Bill Snyder
- Snyder, circa 1938

No. 25, 34
- Positions: Guard, tackle

Personal information
- Born: October 29, 1911 London, Ohio, U.S.
- Died: October 29, 1973 (aged 62) Dayton, Ohio, U.S.
- Listed height: 6 ft 2 in (1.88 m)
- Listed weight: 230 lb (104 kg)

Career information
- High school: London
- College: Ohio

Career history
- Boston Redskins (1934)*; Pittsburgh Pirates (1934–1935); Dayton Rosies (1936–1938); Dayton Bombers (1939);
- * Offseason or practice squad member only
- Stats at Pro Football Reference

= Bill Snyder (American football, born 1911) =

American football player (1911–)

William Howard Snyder (October 29, 1911 – October 29, 1973) was an American professional football player for the Pittsburgh Pirates of the National Football League (NFL).

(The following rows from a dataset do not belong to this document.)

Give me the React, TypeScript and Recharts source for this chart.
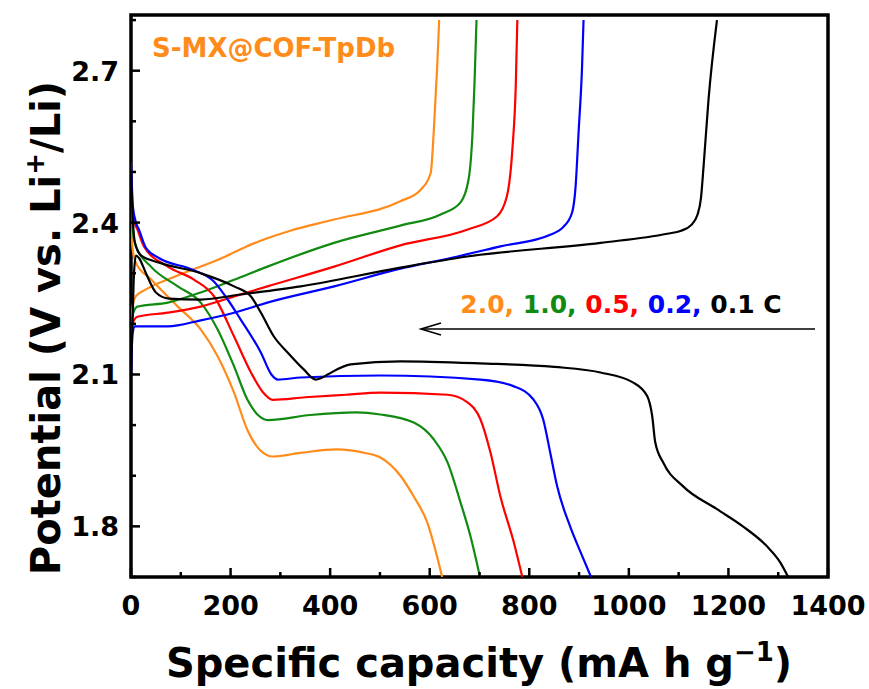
import { LineChart, Line, XAxis, YAxis, ReferenceArea } from "recharts";

// capacity (mA h g-1), potential (V) pairs
const dis20 = [[0,2.40],[3,2.35],[10,2.32],[40,2.288],[94,2.234],[140,2.189],[174,2.136],[207,2.064],[234,1.99],[260,1.95],[285,1.938],[340,1.945],[413,1.952],[470,1.945],[501,1.936],[542,1.899],[568,1.859],[595,1.808],[625,1.70]];
const chg20 = [[0,2.20],[4,2.24],[10,2.255],[30,2.268],[90,2.294],[190,2.333],[230,2.352],[271,2.368],[320,2.384],[408,2.406],[541,2.442],[582,2.465],[602,2.498],[608,2.578],[615,2.708],[619,2.80]];

const dis10 = [[0,2.44],[4,2.38],[10,2.353],[40,2.313],[94,2.274],[140,2.242],[174,2.189],[207,2.116],[234,2.05],[255,2.02],[275,2.01],[360,2.02],[452,2.025],[501,2.021],[568,2.005],[608,1.972],[636,1.926],[662,1.847],[682,1.78],[701,1.70]];
const chg10 = [[0,2.19],[4,2.22],[13,2.234],[74,2.242],[140,2.262],[207,2.287],[274,2.313],[408,2.36],[541,2.394],[622,2.416],[662,2.44],[678,2.485],[686,2.578],[690,2.676],[694,2.80]];

const dis05 = [[0,2.47],[4,2.41],[13,2.386],[26,2.353],[74,2.313],[127,2.287],[167,2.254],[207,2.175],[241,2.104],[265,2.065],[285,2.05],[350,2.055],[432,2.06],[501,2.064],[636,2.06],[676,2.045],[702,2.011],[722,1.946],[742,1.859],[769,1.768],[786,1.70]];
const chg05 = [[0,2.15],[3,2.20],[13,2.214],[74,2.222],[140,2.234],[207,2.254],[274,2.274],[408,2.313],[541,2.355],[675,2.386],[735,2.412],[755,2.452],[766,2.544],[773,2.676],[776,2.80]];

const dis02 = [[0,2.52],[4,2.43],[10,2.40],[16,2.386],[30,2.35],[56,2.33],[124,2.307],[165,2.285],[190,2.254],[220,2.209],[261,2.143],[282,2.10],[295,2.09],[341,2.094],[501,2.098],[702,2.09],[768,2.077],[808,2.051],[828,2.011],[842,1.946],[856,1.879],[882,1.80],[903,1.749],[924,1.70]];
const chg02 = [[0,2.10],[3,2.18],[8,2.195],[74,2.195],[140,2.207],[207,2.222],[274,2.242],[408,2.274],[541,2.309],[642,2.33],[742,2.353],[842,2.376],[869,2.392],[886,2.42],[893,2.471],[899,2.578],[906,2.708],[909,2.80]];

const dis01 = [[0,2.50],[3,2.42],[8,2.36],[20,2.335],[60,2.32],[140,2.30],[207,2.274],[241,2.254],[261,2.222],[287,2.175],[315,2.143],[347,2.11],[371,2.09],[380,2.092],[395,2.10],[441,2.12],[541,2.126],[700,2.122],[850,2.115],[943,2.104],[1009,2.084],[1037,2.057],[1047,2.017],[1053,1.966],[1069,1.926],[1109,1.879],[1177,1.834],[1229,1.80],[1277,1.761],[1304,1.729],[1320,1.70]];
const chg01 = [[0,2.10],[3,2.20],[6,2.30],[10,2.335],[16,2.33],[30,2.30],[50,2.262],[76,2.25],[140,2.248],[220,2.258],[341,2.274],[541,2.311],[675,2.333],[943,2.36],[1077,2.378],[1105,2.384],[1125,2.395],[1138,2.416],[1145,2.45],[1150,2.51],[1160,2.643],[1177,2.80]];

const xTicks = [0,100,200,300,400,500,600,700,800,900,1000,1100,1200,1300,1400];
const yTicks = [1.7,1.8,1.9,2.0,2.1,2.2,2.3,2.4,2.5,2.6,2.7,2.8];

const ORANGE = "#ff8c1a";
const GREEN = "#118a11";
const RED = "#ff0000";
const BLUE = "#0000ff";
const BLACK = "#000000";

const series = [
  { name: "2.0C discharge", pts: dis20, color: ORANGE },
  { name: "2.0C charge", pts: chg20, color: ORANGE },
  { name: "1.0C discharge", pts: dis10, color: GREEN },
  { name: "1.0C charge", pts: chg10, color: GREEN },
  { name: "0.5C discharge", pts: dis05, color: RED },
  { name: "0.5C charge", pts: chg05, color: RED },
  { name: "0.2C discharge", pts: dis02, color: BLUE },
  { name: "0.2C charge", pts: chg02, color: BLUE },
  { name: "0.1C discharge", pts: dis01, color: BLACK },
  { name: "0.1C charge", pts: chg01, color: BLACK },
];

const toPts = (a: number[][]) => a.map(([c, v]) => ({ c, v }));

const FONT = "'DejaVu Sans', sans-serif";

const XTick = (props: any) => {
  const { x, y, payload } = props;
  const major = payload.value % 200 === 0;
  return (
    <g>
      <line x1={x} x2={x} y1={y} y2={y - (major ? 9 : 5)} stroke="#000" strokeWidth={2.5} />
      {major && (
        <text x={x} y={y + 38} textAnchor="middle" fontFamily={FONT} fontWeight="bold" fontSize={27} fill="#000">
          {payload.value}
        </text>
      )}
    </g>
  );
};

const YTick = (props: any) => {
  const { x, y, payload } = props;
  const major = Math.round(payload.value * 10) % 3 === 0;
  return (
    <g>
      <line x1={x} x2={x + (major ? 9 : 5)} y1={y} y2={y} stroke="#000" strokeWidth={2.5} />
      {major && (
        <text x={x - 12} y={y + 10} textAnchor="end" fontFamily={FONT} fontWeight="bold" fontSize={27} fill="#000">
          {payload.value.toFixed(1)}
        </text>
      )}
    </g>
  );
};

export default function App() {
  return (
    <div style={{ position: "absolute", left: 0, top: 0, width: 869, height: 689, background: "#fff" }}>
      <LineChart width={869} height={689} margin={{ top: 15, right: 41, bottom: 52, left: 70 }}>
        <XAxis
          dataKey="c"
          type="number"
          domain={[0, 1400]}
          ticks={xTicks}
          interval={0}
          allowDataOverflow
          axisLine={false}
          tickLine={false}
          tickSize={0}
          tickMargin={0}
          height={60}
          tick={<XTick />}
        />
        <YAxis
          dataKey="v"
          type="number"
          domain={[1.7, 2.81]}
          ticks={yTicks}
          interval={0}
          allowDataOverflow
          axisLine={false}
          tickLine={false}
          tickSize={0}
          tickMargin={0}
          width={61}
          tick={<YTick />}
        />
        {series.map((s) => (
          <Line
            key={s.name}
            name={s.name}
            data={toPts(s.pts)}
            dataKey="v"
            type="monotone"
            stroke={s.color}
            strokeWidth={2.2}
            dot={false}
            activeDot={false}
            isAnimationActive={false}
          />
        ))}
        <ReferenceArea x1={0} x2={1400} y1={1.7} y2={2.81} fill="none" stroke="#000" strokeWidth={3.5} ifOverflow="visible" />
      </LineChart>
      <svg width={869} height={689} style={{ position: "absolute", left: 0, top: 0, pointerEvents: "none" }}>
        <text x={152} y={57} fontFamily={FONT} fontWeight="bold" fontSize={26} fill={ORANGE}>
          S-MX@COF-TpDb
        </text>
        <text x={621} y={313} textAnchor="middle" fontFamily={FONT} fontWeight="bold" fontSize={25}>
          <tspan fill={ORANGE}>2.0, </tspan>
          <tspan fill={GREEN}>1.0, </tspan>
          <tspan fill={RED}>0.5, </tspan>
          <tspan fill={BLUE}>0.2, </tspan>
          <tspan fill={BLACK}>0.1 C</tspan>
        </text>
        <line x1={815} y1={329} x2={421} y2={329} stroke="#000" strokeWidth={1.6} />
        <polyline points="441,323 421,329 441,335" fill="none" stroke="#000" strokeWidth={1.6} />
        <text x={479} y={677} textAnchor="middle" fontFamily={FONT} fontWeight="bold" fontSize={40} fill="#000">
          Specific capacity (mA h g
          <tspan fontSize={26} dy={-16}>−1</tspan>
          <tspan dy={16}>)</tspan>
        </text>
        <text
          x={60}
          y={328}
          transform="rotate(-90 60 328)"
          textAnchor="middle"
          fontFamily={FONT}
          fontWeight="bold"
          fontSize={40}
          fill="#000"
        >
          Potential (V vs. Li
          <tspan fontSize={26} dy={-16}>+</tspan>
          <tspan dy={16}>/Li)</tspan>
        </text>
      </svg>
    </div>
  );
}
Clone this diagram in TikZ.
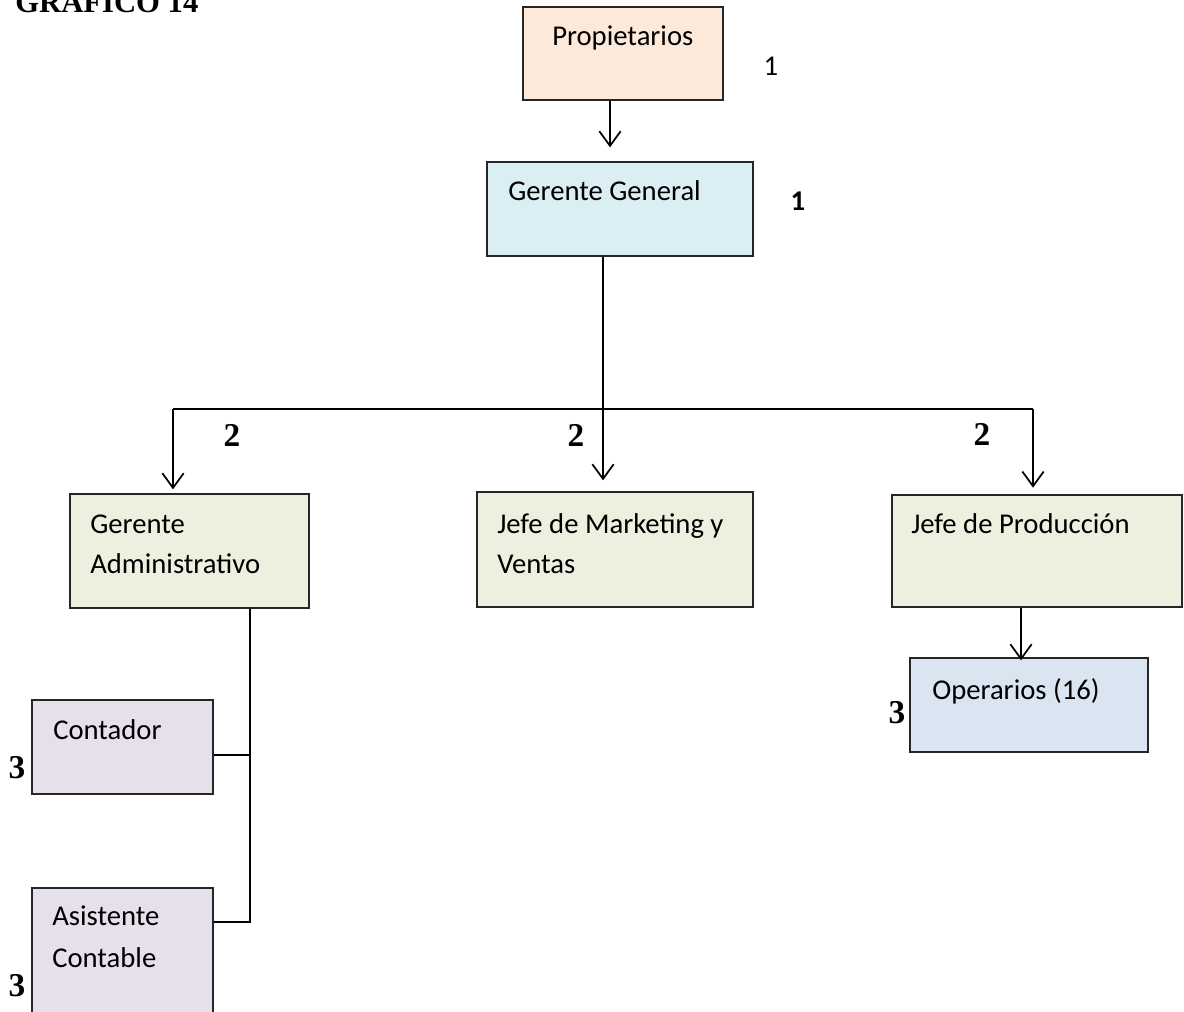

He played college football for the Ohio Bobcats.

==Early life==
William Howard Snyder was born on October 29, 1911, in London, Ohio. He attended London High School.

==College career==
Snyder enrolled at Ohio University to play college football for the Bobcats. He was on the freshmen team in 1930 and a "star" tackle on the varsity team from 1931 to 1933. He earned all-state honors each year he was on the varsity team. Snyder was also a team captain his senior year.

==Professional career==
In February 1934, Snyder signed with the Boston Redskins of the National Football League (NFL). He was released before the start of the season and signed by the Pittsburgh Pirates. He missed some time in October with a leg infection. His doctor said "The boy told me he'd been sick a couple of days and that he didn't want to report his illness lest his buddies think he was ducking a tough game. When he returned to his hotel he collapsed. Now he'll be out of action for several weeks." Snyder played in five games for the Pirates during the 1934 season as a guard/tackle. He appeared in seven games, starting three, in 1935 at guard.

Snyder played for the Dayton Rosies of the Midwest Football League from 1936 to 1938. He played in all six league games, starting five, for the Rosies during the 1936 season. In December 1936, he was described as the team's "outstanding lineman all season". Snyder appeared in all eight games, starting five, in 1937 as a tackle, guard, and center. The Dayton Herald called him the team's "mainspring" during the 1937 season. He played in five games, starting one, for the Rosies in 1938 at tackle.

Snyder played in all seven league games, starting four, for the Dayton Bombers of the American Professional Football Association in 1939.